Lot 299. A rare black and white jade 'rhinoceros' plaque, Ming dynasty (1368-1644). Diameter 2 7/8 in., 7.3 cm. Estimate 20,000 — 30,000 GBP. Lot sold 75,000 GBP. Photo Sotheby's.
the circular plaque well carved and reticulated with a 'rhinoceros' with its head turned to gaze at the moon, its young gazing in turn at the parent, all amidst lingzhi and berry trees, the flat rim on the underside further carved with cloud scrolls, wood stand (2).
Provenance: Collection of Robert von Hirsch, prior to 1977, thence by descent.
Note: The carver has cleverly incorporated the white color of the jade leaves and berries, with the whitest patch used to accentuate the moon and the clouds, while skillfully utilizing the grayish-black half of the stone to depict the two rhinoceros.
Jade carvings depicting the motif 'rhinoceros communicating with the sky' is rare, and it is a design more commonly seen on Song Ceramics. The motif recalls an old legend of the rhinoceros gazing at the moon while the peculiar structure within its horn is formed.

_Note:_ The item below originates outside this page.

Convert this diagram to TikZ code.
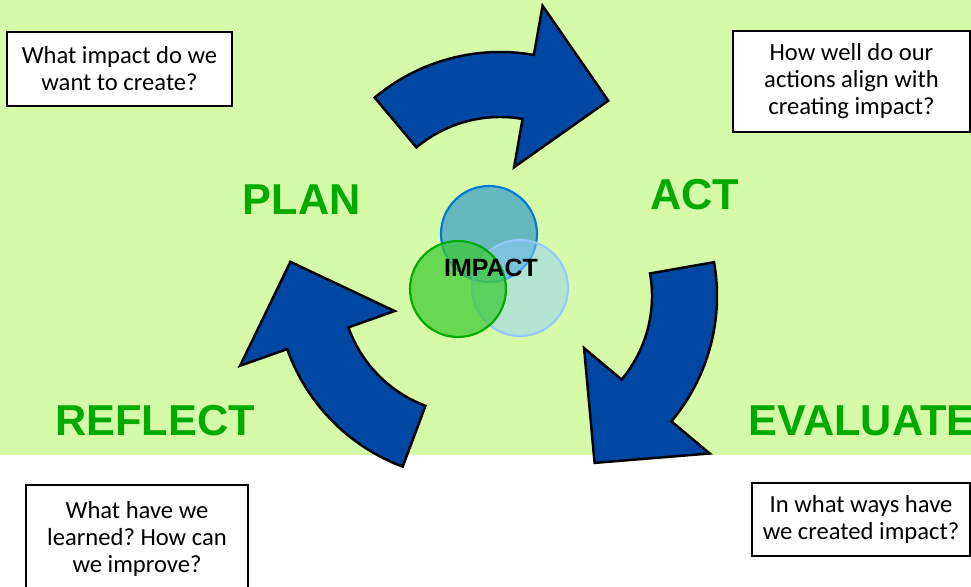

No other jade examples with this motif appear to have been published. However, see a related openwork plaque, dated to the early Ming period, depicting a phoenix with a 'sun' and clouds illustrated in James C. Y. Watt, Chinese Jades from Han to Ch'ing, New York Asia Society, 1980, no. 178; and another plaque with a hare and moon with lingzhi in the British Museum, published in Jessica Rawson, Chinese Jade from the Neolithic to the Qing, London, 1995, no. 25:11.